Analisi di autorevoli economisti ed esperti della materia dicono tutto e il contrario di tutto su questo tema che semina zizzania tra le organizzazioni sindacali, contrappone maggioranza e opposizioni, divide ulteriormente Renzi da Calenda che si schiera con Pd, M5s e Sinistra unita. Insomma è una vera e propria Babele. Dando per scontata la buona fede di tutti coloro che se ne occupano, si deve trarre la conclusione che su pregi e difetti del salario minimo non c’è consenso “scientifico” e che, anche stavolta, invece di discutere a mente sgombra per trovare una soluzione razionale, si ricasca nel solito baccano tra posizioni non mediabili.
Proviamo a dire la nostra, con tutti i limiti del caso. Chi vuole il salario minimo per legge dice che ci sono 4 milioni e mezzo di lavoratori che si trovano ampiamente sotto questa soglia: più del 90% dei lavoratori domestici, il 35,1% di chi lavora in agricoltura e il 26,2% dei dipendenti di imprese private, il 38% delle persone con meno di 35 anni e il 26% delle lavoratrici.
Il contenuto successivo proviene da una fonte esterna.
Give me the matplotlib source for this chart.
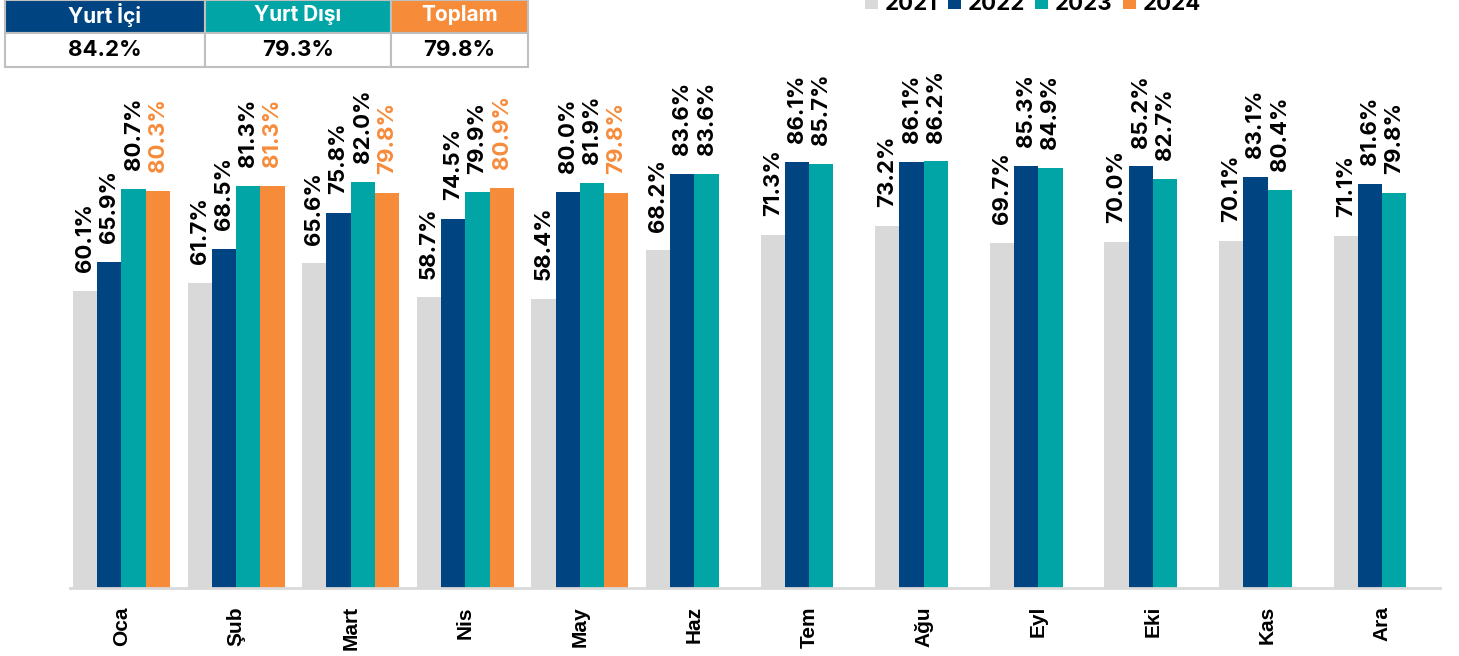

Chi non lo vuole sostiene che 9 euro l’ora lordi rappresenterebbero l’87% del salario mediano nazionale e lascerebbero poco spazio alla contrattazione collettiva nazionale. Discutendo di questo tema viene fuori che esiste una marea di contratti collettivi nazionali, ben 966 di cui 832 che riguardano almeno un lavoratore. Però, la grande maggioranza di questi contratti copre meno di 500 lavoratori. Si tratta spesso di contratti “pirata” resi possibili perché -anche grazie al disinteresse dei sindacati- l’art.39 della Costituzione non è mai stato attuato. Esso prevede che i sindacati per essere registrati e quindi avere personalità giuridica devono avere statuti democratici. Solo in questo caso i contratti collettivi di lavoro hanno “efficacia obbligatoria per tutti gli appartenenti alle categorie alle quali il contratto si riferisce”.
Peraltro, chi è contrario al salario minimo sostiene che la Direttiva europea non obbliga a introdurlo ma solo a promuovere la contrattazione collettiva in quei Paesi in cui essa è inferiore all’80%. E non è il caso dell’Italia. Allora la soluzione più semplice sarebbe questa.
- Stabilire per decreto legge il salario minimo a 9 euro solo per quelle categorie che sono senza contratto (tirocinanti, collaboratori autonomi, lavoratori occasionali, lavoratori in nero e altri lavoratori non dipendenti). Così si chiuderebbe una vergognosa pagina di sfruttamento sociale.
- “Forzare” l’attuazione dell’art.39 della Costituzione, stabilendo un periodo transitorio durante il quale il salario minimo a 9 euro non si applica ai contratti collettivi nazionali. Superato questo periodo transitorio il salario minimo diverrebbe obbligatorio per tutti i contratti sottoscritti da sindacati non registrati.
In questo modo tuteleremmo subito gli sfruttati e faremmo fare un passo avanti alla nostra democrazia obbligando i sindacati al rispetto della Costituzione, spazzando via contratti purata, mettendo ordine nella contrattazione collettiva senza toglierle alcuno spazio. E senza scassare i conti delle imprese.